I needed to call Rachel to confirm where she was to see if she needed a ride, so I asked the first person I saw walking on my side of the sidewalk if I could borrow a phone for 30 seconds because I was meeting someone and my phone had died mid-call. He looked to be in about his late 20s, was moderately chubby, dressed somewhat hipsterish, and had a Blackberry in his hand which he had clearly just finished using.
Our friend looked at me for a second and kind of threw back his head and said in what to me was an extremely whiny voice, "MAN.....are you serious?" Basically he implied that I had just asked for a piece of his liver, or definitely one of his kidneys.
Let me preface this by saying that I have let somebody on the street borrow my phone probably a dozen times. I normally have plenty of minutes, but even if I didn't, I consider it a matter of common courtesy to help somebody out when it costs me very little.
So anyway, taken aback because I thought I had made an imminently reasonable request, I simply said, "Well, yeah, but I guess you really don't have to if you don't want to."
He looked at me again, all huffy-puffy, an extremely put-out expression on his face, dropped the phone in his pocket, and said, "No, sorry.
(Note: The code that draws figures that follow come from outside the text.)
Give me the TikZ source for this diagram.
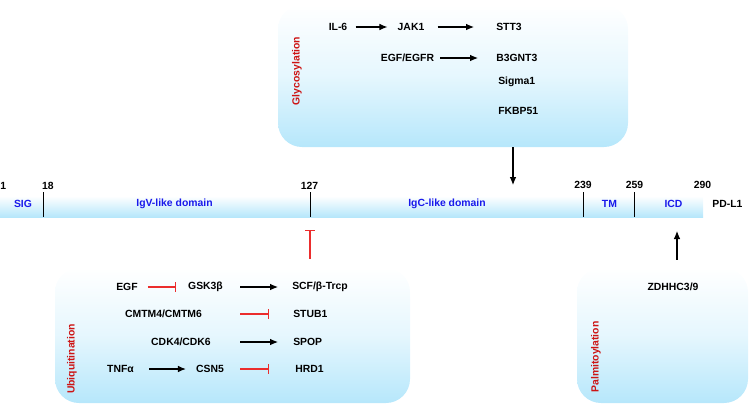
\documentclass[tikz,border=0pt]{standalone}
\usepackage{fontspec}
\setmainfont{Liberation Sans}
\usetikzlibrary{positioning,arrows.meta}
\definecolor{boxcyan}{RGB}{182,231,251}
\definecolor{domblue}{RGB}{25,25,235}
\definecolor{modred}{RGB}{205,20,20}
\definecolor{inhred}{RGB}{235,45,45}
\tikzstyle{ModBox}=[rounded corners=18pt, top color=white, bottom color=boxcyan, middle color=boxcyan!35!white, inner sep=0pt]
\tikzstyle{ModLabel}=[rotate=90, inner sep=0pt, text=modred, font=\fontsize{7.8}{9}\selectfont\bfseries]
\tikzstyle{Gene}=[inner sep=0pt, font=\fontsize{7.8}{9}\selectfont\bfseries]
\tikzstyle{Dom}=[Gene, text=domblue]
\tikzstyle{Act}=[-{Latex[length=6pt,width=5pt]}, thick]
\tikzstyle{Inh}=[-{Bar[width=7pt]}, thick, draw=inhred]

\begin{document}
\begin{tikzpicture}[x=0.75pt, y=-0.75pt]
      \useasboundingbox (0,0) rectangle (750,405);
      % modification boxes
      \node[ModBox, minimum width=262.5pt, minimum height=106.5pt] (glyco) at (453,76) {};
      \node[ModBox, minimum width=266.25pt, minimum height=101.25pt] (ubiq) at (232.5,335.5) {};
      \node[ModBox, minimum width=128.25pt, minimum height=101.25pt] (palm) at (662.5,335.5) {};
      \node[ModLabel] (glycolab) at (297,71) {Glycosylation};
      \node[ModLabel] (ubiqlab) at (72,359) {Ubiquitination};
      \node[ModLabel] (palmlab) at (596,357) {Palmitoylation};

      % PD-L1 bar
      \node[top color=white, bottom color=boxcyan, inner sep=0pt, minimum width=527.25pt, minimum height=15.75pt] (bar) at (351.5,206.5) {};
      \foreach \x in {43,310,583,634}
        \draw[semithick] (\x,192) -- (\x,217);
      \coordinate (t127) at (310,217);
      \coordinate (tglyco) at (513,196);
      \coordinate (tpalm) at (677,217);
      \node[Gene, anchor=west] (p1) at (0,186) {1};
      \node[Gene] (p18) at (48,186) {18};
      \node[Gene] (p127) at (309.5,186) {127};
      \node[Gene] (p239) at (583,185) {239};
      \node[Gene] (p259) at (634.5,185) {259};
      \node[Gene] (p290) at (702.5,185) {290};
      \node[Dom] (sig) at (23,204) {SIG};
      \node[Dom] (igv) at (174.5,204) {IgV-like domain};
      \node[Dom] (igc) at (447,204) {IgC-like domain};
      \node[Dom] (tm) at (609.5,204) {TM};
      \node[Dom] (icd) at (673.5,204) {ICD};
      \node[Gene] (pdl1) at (727.5,204) {PD-L1};

      % glycosylation
      \node[Gene] (il6) at (338,27) {IL-6};
      \node[Gene] (jak1) at (411,27) {JAK1};
      \node[Gene, anchor=west] (stt3) at (496,27) {STT3};
      \node[Gene] (egfr) at (407.5,58) {EGF/EGFR};
      \node[Gene, anchor=west] (b3gnt3) at (496,58) {B3GNT3};
      \node[Gene, anchor=west] (sigma1) at (498,82) {Sigma1};
      \node[Gene, anchor=west] (fkbp51) at (498,111) {FKBP51};
      \draw[Act, shorten <=6pt, shorten >=7.5pt] (il6) -- (jak1);
      \draw[Act, shorten <=9.75pt, shorten >=16.5pt] (jak1) -- (stt3);
      \draw[Act, shorten <=4.5pt, shorten >=13.5pt] (egfr) -- (b3gnt3);

      % ubiquitination
      \node[Gene] (egf) at (127,287) {EGF};
      \node[Gene] (gsk) at (205.5,287) {GSK3β};
      \node[Gene, anchor=west] (scf) at (292,287) {SCF/β-Trcp};
      \node[Gene] (cmtm) at (163.5,314) {CMTM4/CMTM6};
      \node[Gene, anchor=west] (stub1) at (293,314) {STUB1};
      \node[Gene] (cdk) at (181,342) {CDK4/CDK6};
      \node[Gene, anchor=west] (spop) at (293,342) {SPOP};
      \node[Gene] (tnf) at (120.5,369) {TNFα};
      \node[Gene] (csn5) at (210,369) {CSN5};
      \node[Gene, anchor=west] (hrd1) at (295,369) {HRD1};
      \draw[Inh, shorten <=7.5pt, shorten >=9pt] (egf) -- (gsk);
      \draw[Act, shorten <=12.75pt, shorten >=10.5pt] (gsk) -- (scf);
      \draw[Inh, shorten <=28.5pt, shorten >=18pt] (cmtm) -- (stub1);
      \draw[Act, shorten <=21.75pt, shorten >=11.25pt] (cdk) -- (spop);
      \draw[Act, shorten <=11.25pt, shorten >=7.5pt] (tnf) -- (csn5);
      \draw[Inh, shorten <=12pt, shorten >=19.5pt] (csn5) -- (hrd1);

      % palmitoylation
      \node[Gene] (zdhhc) at (673,287) {ZDHHC3/9};

      % links to PD-L1
      \draw[Act, shorten >=8.25pt] (glyco.south -| tglyco) -- (tglyco);
      \draw[Inh, shorten <=6.75pt, shorten >=9.75pt] (ubiq.north -| t127) -- (t127);
      \draw[Act, shorten <=6pt, shorten >=10.5pt] (palm.north -| tpalm) -- (tpalm);
\end{tikzpicture}
\end{document}
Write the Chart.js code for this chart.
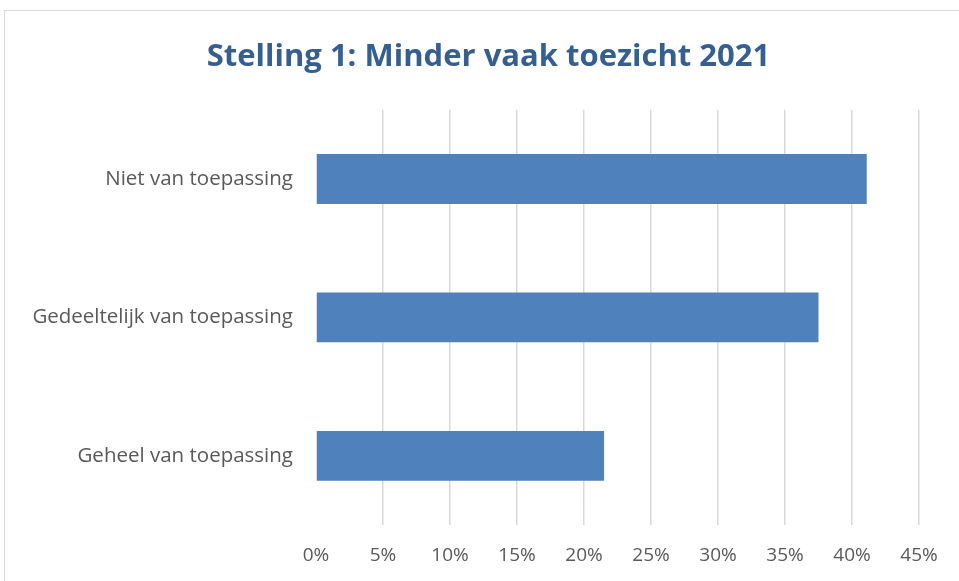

I really have to be someplace." Mind you, I was walking in the same direction as him, had my dead phone in my hand, and looked respectable because I had just come from work.
I was walking side-by-side with him for a while and he wouldn't even look in my direction to see the stunned look on my face. After a few seconds, I stopped and said, "Well, thanks. Thanks a lot, buddy. you really helped me out."
He acted like I hadn't said anything and didn't even flinch, so I yelled, "You know what? That was really shitty." Again no response, which served the dual purpose of pissing me off more and assuring me this guy was a giant pussy, so I added a final. "Yeah, that's right! Don't turn around! Thanks a lot for helping your fellow man! Dick!!"
I think it would have been pretty funny if he did turn around and try to fight me because that would have been an epic throwdown, the Ali-Frasier of chubby sissy-hipster slap fights, the pillow fight of the week as it were. But he didn't, so I guess I came out on top (if "coming out on top" means I had a crappy, dead cell phone in my hand and had just lowered myself to name-calling and half-threatening a weakling who was probably scared of my patchy beard and proto-mullet.
At this point, the interaction is merely an amusing anecdote and not really worthy of a blog post, but the next guy I asked who actually did let me borrow his iPhone told me one of the only reasons he let me borrow his phone was that he turned down the last guy who asked him to borrow his phone and the guy straight-up punched him in the face. Granted, he also said the reason he said refused the previous guy was because the guy had come off like an, in his words, asshole* when he asked to borrow it, but it still got me thinking.
What the hell is the big deal with lending someone a phone? Isn't that the most basic of common courtesies? Am I reaching when I say this is further proof that civility in this society is all but completed evaporated?
As usual, I will overreact and use this completely isolated incident to generalize about a whole group of people . What I'm going to take away from this is that the Me Generation has pretty much run amok in San Francisco, turning a charming destination for outlaws and immigrants into a yuppie wasteland.
Yep, I'm convinced. This would never happen in Oakland.
-30-
*Which was proof he didn't witness my altercation with the chubby hipster.